The U.S. Commission on Ocean Policy is taking stock of our nation's oceans and their effect on global climate.
The message I will deliver to the commission when it meets this week in Honolulu is that oceans play a key role in climate change. Climate change is a pressing international issue that requires improved scientific understanding and increased international cooperation.
Three weeks ago in Seoul, South Korea, the United States called on the 21 countries at the first Asia-Pacific Economic Cooperation ocean-related ministerial meeting to support expansion of the rudimentary global observing system that is in place today. The APEC members agreed and issued a strong statement on the importance of that system.
Now, the international community must commit resources to make this a reality. The United States is doing its part. President Bush pledged to help developing nations implement components of this system, to help build understanding about their own regions and to share in global interests.
The administration also has increased financing of data-collection buoys, calling on other developed countries to do the same. The United States, the European Union, Japan and others are developing state-of-the-art modeling to improve the quality of predicting causes and consequences of climate change.
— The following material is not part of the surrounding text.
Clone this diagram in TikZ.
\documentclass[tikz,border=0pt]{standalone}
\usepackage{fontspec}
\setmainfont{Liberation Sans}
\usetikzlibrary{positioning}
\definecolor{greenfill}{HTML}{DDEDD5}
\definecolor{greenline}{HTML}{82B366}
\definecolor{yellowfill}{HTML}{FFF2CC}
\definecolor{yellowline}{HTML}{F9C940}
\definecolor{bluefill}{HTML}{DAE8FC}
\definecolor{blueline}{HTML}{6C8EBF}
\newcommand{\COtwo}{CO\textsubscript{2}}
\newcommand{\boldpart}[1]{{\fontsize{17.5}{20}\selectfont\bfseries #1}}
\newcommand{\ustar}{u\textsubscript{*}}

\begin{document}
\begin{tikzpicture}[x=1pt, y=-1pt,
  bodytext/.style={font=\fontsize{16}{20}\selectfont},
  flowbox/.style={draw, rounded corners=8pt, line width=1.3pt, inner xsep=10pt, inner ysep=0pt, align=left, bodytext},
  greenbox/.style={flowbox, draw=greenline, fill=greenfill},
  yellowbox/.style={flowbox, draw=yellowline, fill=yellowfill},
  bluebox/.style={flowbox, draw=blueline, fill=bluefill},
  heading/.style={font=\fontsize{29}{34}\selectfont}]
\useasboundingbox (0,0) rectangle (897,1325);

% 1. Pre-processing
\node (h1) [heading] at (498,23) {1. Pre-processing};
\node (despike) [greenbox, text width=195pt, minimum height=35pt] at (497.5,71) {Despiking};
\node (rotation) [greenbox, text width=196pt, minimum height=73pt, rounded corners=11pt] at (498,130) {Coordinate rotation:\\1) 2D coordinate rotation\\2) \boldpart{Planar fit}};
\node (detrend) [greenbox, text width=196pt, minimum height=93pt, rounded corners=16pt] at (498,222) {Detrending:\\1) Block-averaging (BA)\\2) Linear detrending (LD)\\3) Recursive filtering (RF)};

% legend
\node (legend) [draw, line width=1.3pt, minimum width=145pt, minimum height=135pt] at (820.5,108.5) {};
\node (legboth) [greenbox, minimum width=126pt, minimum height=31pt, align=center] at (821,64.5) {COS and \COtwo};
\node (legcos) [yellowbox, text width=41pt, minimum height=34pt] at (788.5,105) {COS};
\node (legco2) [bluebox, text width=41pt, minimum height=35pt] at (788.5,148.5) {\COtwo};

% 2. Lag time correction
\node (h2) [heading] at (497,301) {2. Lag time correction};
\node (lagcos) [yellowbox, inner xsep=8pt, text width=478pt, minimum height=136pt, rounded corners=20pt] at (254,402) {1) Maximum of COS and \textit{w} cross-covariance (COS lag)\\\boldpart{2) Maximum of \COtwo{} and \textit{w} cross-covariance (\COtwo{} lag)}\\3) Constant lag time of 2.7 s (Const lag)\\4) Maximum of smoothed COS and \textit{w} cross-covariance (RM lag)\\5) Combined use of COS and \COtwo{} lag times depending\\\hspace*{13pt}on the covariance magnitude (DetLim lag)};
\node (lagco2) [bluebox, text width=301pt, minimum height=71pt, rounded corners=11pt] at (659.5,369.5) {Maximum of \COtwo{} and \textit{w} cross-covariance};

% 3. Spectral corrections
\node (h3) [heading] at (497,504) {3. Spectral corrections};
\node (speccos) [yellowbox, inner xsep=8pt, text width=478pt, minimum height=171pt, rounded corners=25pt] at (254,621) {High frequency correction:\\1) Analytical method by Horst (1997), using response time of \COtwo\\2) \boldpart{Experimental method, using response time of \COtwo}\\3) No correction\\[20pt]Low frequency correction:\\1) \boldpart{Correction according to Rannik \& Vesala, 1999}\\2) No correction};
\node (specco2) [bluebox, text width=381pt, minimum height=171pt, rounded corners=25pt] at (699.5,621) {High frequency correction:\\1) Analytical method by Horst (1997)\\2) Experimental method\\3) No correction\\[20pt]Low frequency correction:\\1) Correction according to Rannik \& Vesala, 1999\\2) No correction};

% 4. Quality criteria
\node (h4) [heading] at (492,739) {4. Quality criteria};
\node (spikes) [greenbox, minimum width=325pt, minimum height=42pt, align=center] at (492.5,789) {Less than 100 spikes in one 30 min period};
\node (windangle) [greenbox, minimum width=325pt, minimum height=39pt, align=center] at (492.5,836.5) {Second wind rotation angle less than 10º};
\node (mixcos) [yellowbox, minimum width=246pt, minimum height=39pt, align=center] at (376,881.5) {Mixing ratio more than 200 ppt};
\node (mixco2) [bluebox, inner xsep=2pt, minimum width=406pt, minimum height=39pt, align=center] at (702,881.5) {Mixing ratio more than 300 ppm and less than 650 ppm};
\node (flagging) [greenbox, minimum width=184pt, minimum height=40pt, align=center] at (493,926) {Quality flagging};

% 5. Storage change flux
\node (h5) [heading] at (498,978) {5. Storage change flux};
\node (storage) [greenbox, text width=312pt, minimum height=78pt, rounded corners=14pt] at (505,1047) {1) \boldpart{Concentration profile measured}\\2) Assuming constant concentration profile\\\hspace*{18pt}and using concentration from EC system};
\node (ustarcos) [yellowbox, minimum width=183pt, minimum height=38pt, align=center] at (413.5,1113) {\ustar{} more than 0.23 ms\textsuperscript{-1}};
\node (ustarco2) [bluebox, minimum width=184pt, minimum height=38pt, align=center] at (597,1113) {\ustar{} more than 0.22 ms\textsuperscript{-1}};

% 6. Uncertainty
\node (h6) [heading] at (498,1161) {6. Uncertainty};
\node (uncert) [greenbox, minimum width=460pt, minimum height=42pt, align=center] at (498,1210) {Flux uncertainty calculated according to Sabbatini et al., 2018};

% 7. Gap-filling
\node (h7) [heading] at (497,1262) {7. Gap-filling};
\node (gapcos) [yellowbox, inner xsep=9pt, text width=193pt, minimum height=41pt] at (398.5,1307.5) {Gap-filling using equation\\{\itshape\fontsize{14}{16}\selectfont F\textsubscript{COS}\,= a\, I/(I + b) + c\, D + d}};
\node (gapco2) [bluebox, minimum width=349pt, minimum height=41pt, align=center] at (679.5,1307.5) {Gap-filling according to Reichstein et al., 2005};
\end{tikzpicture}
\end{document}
While the existing system offers an exciting array of technological marvels sea-level gauges, ocean robots, data-collection floats that ride the currents, and more there is still a pressing need for complete, sustained global observation system.
Weather is what we experience day to day. Climate affects weather patterns over a season or longer. The air we breathe and the sea washing our shores respect no national boundaries. Global pollution shows up in Antarctica's snow. Dust from the Africa's sandstorms show up in Florida's coral reefs.
Climate services will become as critical in this century as weather services in the last. Without the participation of every nation, we will have gaps in understanding.
Data may not only forewarn Africans about impending floods and drought but alert Americans that warm air and winds in that region may bring a season with more hurricanes. Buoys in the Pacific demonstrated the value of observing systems in seasonal climate forecasts when El Niņo's 1997-98 warmer-than-normal sea-surface temperatures triggered devastating effects around the world.
The effects could have been even worse if the buoy system hadn't provided the data to allow the National Oceanic and Atmospheric Administration to issue an unprecedented six months' alert.
From temperature monitors at various depths in the Pacific Ocean, we have early indications that another El Niņo is brewing. With a relatively small investment in observing systems and prediction models, we will be able to save lives and hundreds of millions of dollars.
The United States already has much on the table. A realistic new yardstick will measure greenhouse gas emissions relative to economic activity. Goals have been set to reduce their intensity by 18 percent over the next decade. Achieving this cut beyond current forecasts in a cost-effective way will depend directly on a continuing global effort to monitor and apply sound science.
With the critical support of international partners, we will for the first time take the pulse of Mother Earth and build the detailed science base necessary to develop sound and fiscally wise public policy on climate change.
Vice Adm. Conrad C. Lautenbacher Jr., USN (Ret.), is undersecretary of commerce for oceans and atmosphere, and NOAA administrator. He will address the U.S. Commission of Ocean Policy, which meets tomorrow and Tuesday in Honolulu, on this issue.